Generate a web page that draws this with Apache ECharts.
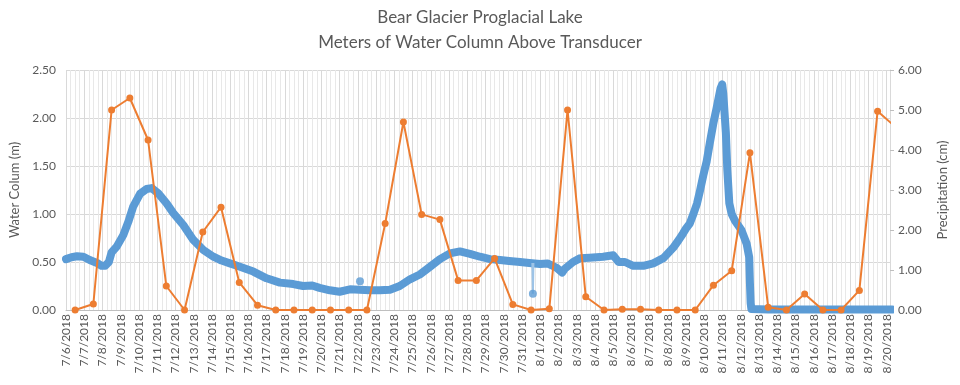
<!DOCTYPE html>
<html>
<head>
<meta charset="utf-8">
<script src="https://cdn.jsdelivr.net/npm/echarts@6/dist/echarts.min.js"></script>
<style>
html,body{margin:0;padding:0;background:#fff;}
#chart{width:960px;height:385px;}
</style>
</head>
<body>
<div id="chart"></div>
<script>
// Date tick labels (one per day, starting 7/6/2018 00:00 = day 0)
const dates = ['7/6/2018','7/7/2018','7/8/2018','7/9/2018','7/10/2018','7/11/2018','7/12/2018','7/13/2018','7/14/2018','7/15/2018','7/16/2018','7/17/2018','7/18/2018','7/19/2018','7/20/2018','7/21/2018','7/22/2018','7/23/2018','7/24/2018','7/25/2018','7/26/2018','7/27/2018','7/28/2018','7/29/2018','7/30/2018','7/31/2018','8/1/2018','8/2/2018','8/3/2018','8/4/2018','8/5/2018','8/6/2018','8/7/2018','8/8/2018','8/9/2018','8/10/2018','8/11/2018','8/12/2018','8/13/2018','8/14/2018','8/15/2018','8/16/2018','8/17/2018','8/18/2018','8/19/2018','8/20/2018'];

// Daily precipitation (cm), recorded at midday of each date
const precip = [0, 0.15, 5.0, 5.3, 4.25, 0.6, 0, 1.95, 2.57, 0.69, 0.12, 0, 0, 0, 0, 0, 0, 2.16, 4.7, 2.39, 2.26, 0.74, 0.74, 1.29, 0.14, 0, 0.03, 5.0, 0.33, 0, 0.02, 0.02, 0, 0, 0, 0.62, 0.98, 3.93, 0.07, 0, 0.40, 0, 0, 0.49, 4.97, 4.57];

// Water column (m): time in days since 7/6/2018 00:00, and level
const blueDay = [0.0,0.3,0.6,0.95,1.3,1.7,1.95,2.15,2.35,2.5,2.78,3.14,3.42,3.69,4.06,4.42,4.7,5.06,5.52,5.88,6.43,6.98,7.53,8.08,8.53,8.99,9.54,10.27,11.0,11.73,12.46,13.0,13.5,13.9,14.47,15.0,15.57,16.1,16.67,17.2,17.76,18.3,18.86,19.4,19.96,20.5,21.05,21.6,22.15,22.7,23.25,23.8,24.3,24.9,25.4,26.0,26.4,26.9,27.2,27.35,27.8,28.2,28.7,29.45,30.0,30.3,30.65,31.1,31.65,32.2,32.75,33.3,33.6,33.84,34.0,34.2,34.4,34.6,34.76,34.94,35.13,35.3,35.5,35.67,35.89,35.98,36.04,36.18,36.26,36.37,36.5,36.68,37.04,37.32,37.46,37.5,37.54,37.58,38.5,39.5,40.5,41.5,42.5,43.5,44.5,45.3];
const blueLevel = [0.53,0.55,0.56,0.555,0.52,0.49,0.46,0.46,0.50,0.60,0.66,0.78,0.92,1.08,1.21,1.26,1.27,1.215,1.11,1.01,0.885,0.73,0.625,0.555,0.515,0.486,0.45,0.40,0.33,0.285,0.27,0.25,0.255,0.23,0.205,0.19,0.215,0.21,0.205,0.205,0.21,0.25,0.32,0.37,0.45,0.53,0.59,0.61,0.585,0.555,0.53,0.52,0.51,0.50,0.49,0.48,0.485,0.44,0.39,0.43,0.50,0.54,0.545,0.555,0.57,0.50,0.50,0.46,0.46,0.486,0.54,0.65,0.73,0.80,0.85,0.90,1.0,1.11,1.24,1.40,1.55,1.74,1.95,2.1,2.31,2.35,2.25,1.85,1.46,1.11,1.0,0.93,0.83,0.69,0.55,0.28,0.07,0.01,0.005,0.005,0.005,0.005,0.005,0.005,0.005,0.005];

// Isolated readings
const spikeDay = [25.57, 25.6, 25.63];
const spikeLevel = [0.49, 0.17, 0.49];
const outlierDay = [16.12];
const outlierLevel = [0.30];

const BLUE = '#5B9BD5', ORANGE = '#ED7D31', TXT = '#595959', GRID = '#d9d9d9';
const FONT = 'Lato, "Open Sans", sans-serif';

const zip = (a, b) => a.map((x, i) => [x, b[i]]);

const chart = echarts.init(document.getElementById('chart'), null, {renderer: 'canvas'});
chart.setOption({
  animation: false,
  backgroundColor: '#fff',
  textStyle: {fontFamily: FONT},
  title: [
    {text: 'Bear Glacier Proglacial Lake', left: 'center', top: 4,
     textStyle: {fontFamily: FONT, fontSize: 17, fontWeight: 'normal', color: TXT}},
    {text: 'Meters of Water Column Above Transducer', left: 'center', top: 29,
     textStyle: {fontFamily: FONT, fontSize: 17, fontWeight: 'normal', color: TXT}}
  ],
  grid: {left: 66, right: 70, top: 70, bottom: 75, containLabel: false},
  xAxis: {
    type: 'value', min: 0, max: 45.18, interval: 1,
    axisLine: {show: true, lineStyle: {color: '#bfbfbf'}},
    axisTick: {show: false},
    axisLabel: {
      rotate: 90, margin: 4, fontSize: 12, color: TXT, fontFamily: FONT,
      showMaxLabel: false,
      formatter: v => { const i = Math.round(v); return Math.abs(v - i) < 1e-6 && dates[i] ? dates[i] : ''; }
    },
    splitLine: {show: true, lineStyle: {color: GRID, width: 1}},
    minorTick: {show: false, splitNumber: 4},
    minorSplitLine: {show: true, lineStyle: {color: '#e8e8e8', width: 1}}
  },
  yAxis: [
    {
      type: 'value', min: 0, max: 2.5, interval: 0.5, position: 'left',
      name: 'Water Colum (m)', nameLocation: 'middle', nameGap: 41, nameRotate: 90,
      nameTextStyle: {fontFamily: FONT, fontSize: 13, color: TXT},
      axisLine: {show: false}, axisTick: {show: false},
      axisLabel: {fontSize: 12, color: TXT, fontFamily: FONT, margin: 10, formatter: v => v.toFixed(2)},
      splitLine: {show: true, lineStyle: {color: GRID}}
    },
    {
      type: 'value', min: 0, max: 6, interval: 1, position: 'right',
      name: 'Precipitation (cm)', nameLocation: 'middle', nameGap: 46, nameRotate: 90,
      nameTextStyle: {fontFamily: FONT, fontSize: 13, color: TXT},
      axisLine: {show: true, lineStyle: {color: GRID}},
      axisTick: {show: true, length: 4, lineStyle: {color: '#bfbfbf'}},
      axisLabel: {fontSize: 12, color: TXT, fontFamily: FONT, margin: 8, formatter: v => v.toFixed(2)},
      splitLine: {show: false}
    }
  ],
  series: [
    {
      type: 'line', yAxisIndex: 0, data: zip(blueDay, blueLevel),
      showSymbol: false, symbol: 'none',
      lineStyle: {color: BLUE, width: 8, cap: 'round', join: 'round'},
      z: 2
    },
    {
      type: 'line', yAxisIndex: 0, data: zip(spikeDay, spikeLevel),
      symbol: 'circle', symbolSize: 0,
      lineStyle: {color: '#9DC3E6', width: 2},
      z: 2
    },
    {
      type: 'scatter', yAxisIndex: 0,
      data: zip(outlierDay, outlierLevel).concat([[spikeDay[1], spikeLevel[1]]]),
      symbol: 'circle', symbolSize: 8, itemStyle: {color: BLUE},
      z: 3
    },
    {
      type: 'line', yAxisIndex: 1, data: precip.map((v, i) => [i + 0.5, v]),
      symbol: 'circle', symbolSize: 7, showAllSymbol: true,
      lineStyle: {color: ORANGE, width: 2},
      itemStyle: {color: ORANGE, borderWidth: 0},
      z: 4
    }
  ]
});
</script>
</body>
</html>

Exercise instructions:
Make an exact copy of the data above, pictures excluded.

Correct output:
Generate a web page that draws this with Apache ECharts.
<!DOCTYPE html>
<html>
<head>
<meta charset="utf-8">
<script src="https://cdn.jsdelivr.net/npm/echarts@6/dist/echarts.min.js"></script>
<style>
html,body{margin:0;padding:0;background:#fff;}
#chart{width:960px;height:385px;}
</style>
</head>
<body>
<div id="chart"></div>
<script>
// Date tick labels (one per day, starting 7/6/2018 00:00 = day 0)
const dates = ['7/6/2018','7/7/2018','7/8/2018','7/9/2018','7/10/2018','7/11/2018','7/12/2018','7/13/2018','7/14/2018','7/15/2018','7/16/2018','7/17/2018','7/18/2018','7/19/2018','7/20/2018','7/21/2018','7/22/2018','7/23/2018','7/24/2018','7/25/2018','7/26/2018','7/27/2018','7/28/2018','7/29/2018','7/30/2018','7/31/2018','8/1/2018','8/2/2018','8/3/2018','8/4/2018','8/5/2018','8/6/2018','8/7/2018','8/8/2018','8/9/2018','8/10/2018','8/11/2018','8/12/2018','8/13/2018','8/14/2018','8/15/2018','8/16/2018','8/17/2018','8/18/2018','8/19/2018','8/20/2018'];

// Daily precipitation (cm), recorded at midday of each date
const precip = [0, 0.15, 5.0, 5.3, 4.25, 0.6, 0, 1.95, 2.57, 0.69, 0.12, 0, 0, 0, 0, 0, 0, 2.16, 4.7, 2.39, 2.26, 0.74, 0.74, 1.29, 0.14, 0, 0.03, 5.0, 0.33, 0, 0.02, 0.02, 0, 0, 0, 0.62, 0.98, 3.93, 0.07, 0, 0.40, 0, 0, 0.49, 4.97, 4.57];

// Water column (m): time in days since 7/6/2018 00:00, and level
const blueDay = [0.0,0.3,0.6,0.95,1.3,1.7,1.95,2.15,2.35,2.5,2.78,3.14,3.42,3.69,4.06,4.42,4.7,5.06,5.52,5.88,6.43,6.98,7.53,8.08,8.53,8.99,9.54,10.27,11.0,11.73,12.46,13.0,13.5,13.9,14.47,15.0,15.57,16.1,16.67,17.2,17.76,18.3,18.86,19.4,19.96,20.5,21.05,21.6,22.15,22.7,23.25,23.8,24.3,24.9,25.4,26.0,26.4,26.9,27.2,27.35,27.8,28.2,28.7,29.45,30.0,30.3,30.65,31.1,31.65,32.2,32.75,33.3,33.6,33.84,34.0,34.2,34.4,34.6,34.76,34.94,35.13,35.3,35.5,35.67,35.89,35.98,36.04,36.18,36.26,36.37,36.5,36.68,37.04,37.32,37.46,37.5,37.54,37.58,38.5,39.5,40.5,41.5,42.5,43.5,44.5,45.3];
const blueLevel = [0.53,0.55,0.56,0.555,0.52,0.49,0.46,0.46,0.50,0.60,0.66,0.78,0.92,1.08,1.21,1.26,1.27,1.215,1.11,1.01,0.885,0.73,0.625,0.555,0.515,0.486,0.45,0.40,0.33,0.285,0.27,0.25,0.255,0.23,0.205,0.19,0.215,0.21,0.205,0.205,0.21,0.25,0.32,0.37,0.45,0.53,0.59,0.61,0.585,0.555,0.53,0.52,0.51,0.50,0.49,0.48,0.485,0.44,0.39,0.43,0.50,0.54,0.545,0.555,0.57,0.50,0.50,0.46,0.46,0.486,0.54,0.65,0.73,0.80,0.85,0.90,1.0,1.11,1.24,1.40,1.55,1.74,1.95,2.1,2.31,2.35,2.25,1.85,1.46,1.11,1.0,0.93,0.83,0.69,0.55,0.28,0.07,0.01,0.005,0.005,0.005,0.005,0.005,0.005,0.005,0.005];

// Isolated readings
const spikeDay = [25.57, 25.6, 25.63];
const spikeLevel = [0.49, 0.17, 0.49];
const outlierDay = [16.12];
const outlierLevel = [0.30];

const BLUE = '#5B9BD5', ORANGE = '#ED7D31', TXT = '#595959', GRID = '#d9d9d9';
const FONT = 'Lato, "Open Sans", sans-serif';

const zip = (a, b) => a.map((x, i) => [x, b[i]]);

const chart = echarts.init(document.getElementById('chart'), null, {renderer: 'canvas'});
chart.setOption({
  animation: false,
  backgroundColor: '#fff',
  textStyle: {fontFamily: FONT},
  title: [
    {text: 'Bear Glacier Proglacial Lake', left: 'center', top: 4,
     textStyle: {fontFamily: FONT, fontSize: 17, fontWeight: 'normal', color: TXT}},
    {text: 'Meters of Water Column Above Transducer', left: 'center', top: 29,
     textStyle: {fontFamily: FONT, fontSize: 17, fontWeight: 'normal', color: TXT}}
  ],
  grid: {left: 66, right: 70, top: 70, bottom: 75, containLabel: false},
  xAxis: {
    type: 'value', min: 0, max: 45.18, interval: 1,
    axisLine: {show: true, lineStyle: {color: '#bfbfbf'}},
    axisTick: {show: false},
    axisLabel: {
      rotate: 90, margin: 4, fontSize: 12, color: TXT, fontFamily: FONT,
      showMaxLabel: false,
      formatter: v => { const i = Math.round(v); return Math.abs(v - i) < 1e-6 && dates[i] ? dates[i] : ''; }
    },
    splitLine: {show: true, lineStyle: {color: GRID, width: 1}},
    minorTick: {show: false, splitNumber: 4},
    minorSplitLine: {show: true, lineStyle: {color: '#e8e8e8', width: 1}}
  },
  yAxis: [
    {
      type: 'value', min: 0, max: 2.5, interval: 0.5, position: 'left',
      name: 'Water Colum (m)', nameLocation: 'middle', nameGap: 41, nameRotate: 90,
      nameTextStyle: {fontFamily: FONT, fontSize: 13, color: TXT},
      axisLine: {show: false}, axisTick: {show: false},
      axisLabel: {fontSize: 12, color: TXT, fontFamily: FONT, margin: 10, formatter: v => v.toFixed(2)},
      splitLine: {show: true, lineStyle: {color: GRID}}
    },
    {
      type: 'value', min: 0, max: 6, interval: 1, position: 'right',
      name: 'Precipitation (cm)', nameLocation: 'middle', nameGap: 46, nameRotate: 90,
      nameTextStyle: {fontFamily: FONT, fontSize: 13, color: TXT},
      axisLine: {show: true, lineStyle: {color: GRID}},
      axisTick: {show: true, length: 4, lineStyle: {color: '#bfbfbf'}},
      axisLabel: {fontSize: 12, color: TXT, fontFamily: FONT, margin: 8, formatter: v => v.toFixed(2)},
      splitLine: {show: false}
    }
  ],
  series: [
    {
      type: 'line', yAxisIndex: 0, data: zip(blueDay, blueLevel),
      showSymbol: false, symbol: 'none',
      lineStyle: {color: BLUE, width: 8, cap: 'round', join: 'round'},
      z: 2
    },
    {
      type: 'line', yAxisIndex: 0, data: zip(spikeDay, spikeLevel),
      symbol: 'circle', symbolSize: 0,
      lineStyle: {color: '#9DC3E6', width: 2},
      z: 2
    },
    {
      type: 'scatter', yAxisIndex: 0,
      data: zip(outlierDay, outlierLevel).concat([[spikeDay[1], spikeLevel[1]]]),
      symbol: 'circle', symbolSize: 8, itemStyle: {color: BLUE},
      z: 3
    },
    {
      type: 'line', yAxisIndex: 1, data: precip.map((v, i) => [i + 0.5, v]),
      symbol: 'circle', symbolSize: 7, showAllSymbol: true,
      lineStyle: {color: ORANGE, width: 2},
      itemStyle: {color: ORANGE, borderWidth: 0},
      z: 4
    }
  ]
});
</script>
</body>
</html>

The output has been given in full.